Write out all of the records precisely. Skip anything that is a picture.

**PROVIDED MATERIAL:**

= = = =

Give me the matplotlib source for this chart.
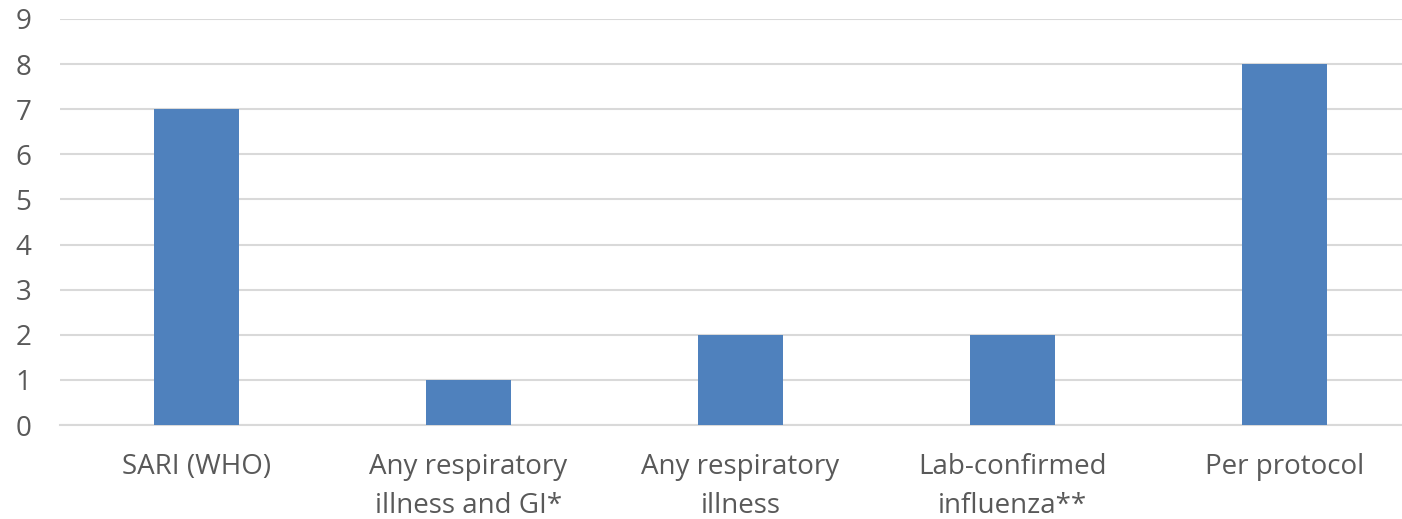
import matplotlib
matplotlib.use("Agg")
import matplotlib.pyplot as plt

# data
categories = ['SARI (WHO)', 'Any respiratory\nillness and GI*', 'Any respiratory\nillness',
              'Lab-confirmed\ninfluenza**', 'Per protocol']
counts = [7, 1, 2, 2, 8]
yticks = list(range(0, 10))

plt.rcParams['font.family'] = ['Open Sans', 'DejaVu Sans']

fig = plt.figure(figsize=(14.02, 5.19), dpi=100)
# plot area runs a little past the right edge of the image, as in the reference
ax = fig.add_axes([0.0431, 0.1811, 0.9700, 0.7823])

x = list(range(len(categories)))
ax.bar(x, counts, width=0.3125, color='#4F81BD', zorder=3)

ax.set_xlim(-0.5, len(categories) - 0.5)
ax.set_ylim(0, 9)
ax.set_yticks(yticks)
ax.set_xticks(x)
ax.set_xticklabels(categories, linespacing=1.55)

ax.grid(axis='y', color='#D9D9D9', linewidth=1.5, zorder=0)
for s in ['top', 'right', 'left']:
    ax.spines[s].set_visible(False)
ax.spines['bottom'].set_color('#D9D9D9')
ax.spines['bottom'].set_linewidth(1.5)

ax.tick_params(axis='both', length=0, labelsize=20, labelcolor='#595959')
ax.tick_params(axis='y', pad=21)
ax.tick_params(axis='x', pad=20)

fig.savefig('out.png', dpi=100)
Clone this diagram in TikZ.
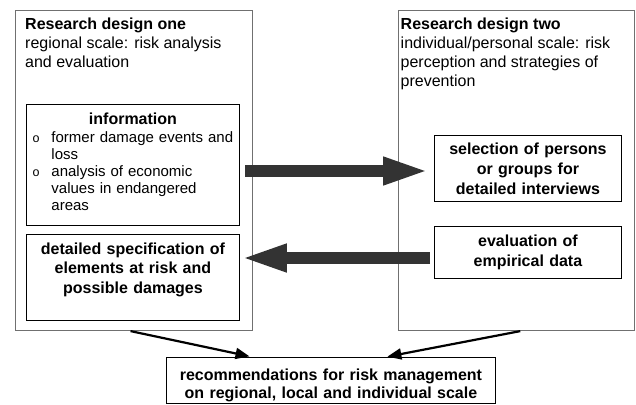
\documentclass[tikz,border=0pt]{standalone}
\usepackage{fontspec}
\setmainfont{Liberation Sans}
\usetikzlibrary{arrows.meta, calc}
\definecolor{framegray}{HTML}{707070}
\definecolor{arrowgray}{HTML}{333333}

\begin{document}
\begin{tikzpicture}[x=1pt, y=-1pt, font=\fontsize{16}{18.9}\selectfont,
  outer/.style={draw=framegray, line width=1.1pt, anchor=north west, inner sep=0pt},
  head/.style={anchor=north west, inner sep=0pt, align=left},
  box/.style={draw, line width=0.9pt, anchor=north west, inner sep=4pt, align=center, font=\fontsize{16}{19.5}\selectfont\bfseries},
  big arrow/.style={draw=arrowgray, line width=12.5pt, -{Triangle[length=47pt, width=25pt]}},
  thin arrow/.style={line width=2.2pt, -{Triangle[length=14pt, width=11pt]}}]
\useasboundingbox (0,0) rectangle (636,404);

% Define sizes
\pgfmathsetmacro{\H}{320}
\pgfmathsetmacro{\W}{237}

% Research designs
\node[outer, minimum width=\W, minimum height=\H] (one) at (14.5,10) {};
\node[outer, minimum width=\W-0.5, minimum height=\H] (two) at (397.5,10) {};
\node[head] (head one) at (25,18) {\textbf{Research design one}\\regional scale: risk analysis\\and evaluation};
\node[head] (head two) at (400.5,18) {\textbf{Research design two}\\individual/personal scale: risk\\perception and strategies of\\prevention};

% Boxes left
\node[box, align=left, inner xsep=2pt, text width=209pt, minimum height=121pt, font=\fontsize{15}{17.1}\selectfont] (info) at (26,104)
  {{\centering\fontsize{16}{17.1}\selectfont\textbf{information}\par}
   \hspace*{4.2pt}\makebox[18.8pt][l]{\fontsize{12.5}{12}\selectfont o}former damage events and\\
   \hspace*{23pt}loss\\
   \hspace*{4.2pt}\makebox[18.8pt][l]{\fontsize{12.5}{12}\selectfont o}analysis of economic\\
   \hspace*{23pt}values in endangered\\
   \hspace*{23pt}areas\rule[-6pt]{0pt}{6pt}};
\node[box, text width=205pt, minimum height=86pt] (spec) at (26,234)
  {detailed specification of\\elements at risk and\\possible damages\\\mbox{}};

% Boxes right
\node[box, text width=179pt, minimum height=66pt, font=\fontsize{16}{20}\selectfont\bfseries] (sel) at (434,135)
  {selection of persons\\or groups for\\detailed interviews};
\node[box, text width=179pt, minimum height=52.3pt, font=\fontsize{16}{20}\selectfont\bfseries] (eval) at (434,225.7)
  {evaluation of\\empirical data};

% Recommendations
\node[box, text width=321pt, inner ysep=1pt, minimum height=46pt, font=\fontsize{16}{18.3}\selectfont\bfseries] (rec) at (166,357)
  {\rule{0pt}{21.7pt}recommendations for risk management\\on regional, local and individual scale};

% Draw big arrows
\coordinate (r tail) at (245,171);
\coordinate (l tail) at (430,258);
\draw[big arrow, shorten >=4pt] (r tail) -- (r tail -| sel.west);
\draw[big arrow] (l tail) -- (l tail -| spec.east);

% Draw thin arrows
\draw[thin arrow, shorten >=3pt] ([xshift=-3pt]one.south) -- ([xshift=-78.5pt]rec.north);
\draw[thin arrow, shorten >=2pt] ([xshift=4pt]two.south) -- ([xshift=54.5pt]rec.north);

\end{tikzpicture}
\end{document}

= = = =

**SOLUTION TO THIS TASK:**
Give me the matplotlib source for this chart.
import matplotlib
matplotlib.use("Agg")
import matplotlib.pyplot as plt

# data
categories = ['SARI (WHO)', 'Any respiratory\nillness and GI*', 'Any respiratory\nillness',
              'Lab-confirmed\ninfluenza**', 'Per protocol']
counts = [7, 1, 2, 2, 8]
yticks = list(range(0, 10))

plt.rcParams['font.family'] = ['Open Sans', 'DejaVu Sans']

fig = plt.figure(figsize=(14.02, 5.19), dpi=100)
# plot area runs a little past the right edge of the image, as in the reference
ax = fig.add_axes([0.0431, 0.1811, 0.9700, 0.7823])

x = list(range(len(categories)))
ax.bar(x, counts, width=0.3125, color='#4F81BD', zorder=3)

ax.set_xlim(-0.5, len(categories) - 0.5)
ax.set_ylim(0, 9)
ax.set_yticks(yticks)
ax.set_xticks(x)
ax.set_xticklabels(categories, linespacing=1.55)

ax.grid(axis='y', color='#D9D9D9', linewidth=1.5, zorder=0)
for s in ['top', 'right', 'left']:
    ax.spines[s].set_visible(False)
ax.spines['bottom'].set_color('#D9D9D9')
ax.spines['bottom'].set_linewidth(1.5)

ax.tick_params(axis='both', length=0, labelsize=20, labelcolor='#595959')
ax.tick_params(axis='y', pad=21)
ax.tick_params(axis='x', pad=20)

fig.savefig('out.png', dpi=100)
Clone this diagram in TikZ.
\documentclass[tikz,border=0pt]{standalone}
\usepackage{fontspec}
\setmainfont{Liberation Sans}
\usetikzlibrary{arrows.meta, calc}
\definecolor{framegray}{HTML}{707070}
\definecolor{arrowgray}{HTML}{333333}

\begin{document}
\begin{tikzpicture}[x=1pt, y=-1pt, font=\fontsize{16}{18.9}\selectfont,
  outer/.style={draw=framegray, line width=1.1pt, anchor=north west, inner sep=0pt},
  head/.style={anchor=north west, inner sep=0pt, align=left},
  box/.style={draw, line width=0.9pt, anchor=north west, inner sep=4pt, align=center, font=\fontsize{16}{19.5}\selectfont\bfseries},
  big arrow/.style={draw=arrowgray, line width=12.5pt, -{Triangle[length=47pt, width=25pt]}},
  thin arrow/.style={line width=2.2pt, -{Triangle[length=14pt, width=11pt]}}]
\useasboundingbox (0,0) rectangle (636,404);

% Define sizes
\pgfmathsetmacro{\H}{320}
\pgfmathsetmacro{\W}{237}

% Research designs
\node[outer, minimum width=\W, minimum height=\H] (one) at (14.5,10) {};
\node[outer, minimum width=\W-0.5, minimum height=\H] (two) at (397.5,10) {};
\node[head] (head one) at (25,18) {\textbf{Research design one}\\regional scale: risk analysis\\and evaluation};
\node[head] (head two) at (400.5,18) {\textbf{Research design two}\\individual/personal scale: risk\\perception and strategies of\\prevention};

% Boxes left
\node[box, align=left, inner xsep=2pt, text width=209pt, minimum height=121pt, font=\fontsize{15}{17.1}\selectfont] (info) at (26,104)
  {{\centering\fontsize{16}{17.1}\selectfont\textbf{information}\par}
   \hspace*{4.2pt}\makebox[18.8pt][l]{\fontsize{12.5}{12}\selectfont o}former damage events and\\
   \hspace*{23pt}loss\\
   \hspace*{4.2pt}\makebox[18.8pt][l]{\fontsize{12.5}{12}\selectfont o}analysis of economic\\
   \hspace*{23pt}values in endangered\\
   \hspace*{23pt}areas\rule[-6pt]{0pt}{6pt}};
\node[box, text width=205pt, minimum height=86pt] (spec) at (26,234)
  {detailed specification of\\elements at risk and\\possible damages\\\mbox{}};

% Boxes right
\node[box, text width=179pt, minimum height=66pt, font=\fontsize{16}{20}\selectfont\bfseries] (sel) at (434,135)
  {selection of persons\\or groups for\\detailed interviews};
\node[box, text width=179pt, minimum height=52.3pt, font=\fontsize{16}{20}\selectfont\bfseries] (eval) at (434,225.7)
  {evaluation of\\empirical data};

% Recommendations
\node[box, text width=321pt, inner ysep=1pt, minimum height=46pt, font=\fontsize{16}{18.3}\selectfont\bfseries] (rec) at (166,357)
  {\rule{0pt}{21.7pt}recommendations for risk management\\on regional, local and individual scale};

% Draw big arrows
\coordinate (r tail) at (245,171);
\coordinate (l tail) at (430,258);
\draw[big arrow, shorten >=4pt] (r tail) -- (r tail -| sel.west);
\draw[big arrow] (l tail) -- (l tail -| spec.east);

% Draw thin arrows
\draw[thin arrow, shorten >=3pt] ([xshift=-3pt]one.south) -- ([xshift=-78.5pt]rec.north);
\draw[thin arrow, shorten >=2pt] ([xshift=4pt]two.south) -- ([xshift=54.5pt]rec.north);

\end{tikzpicture}
\end{document}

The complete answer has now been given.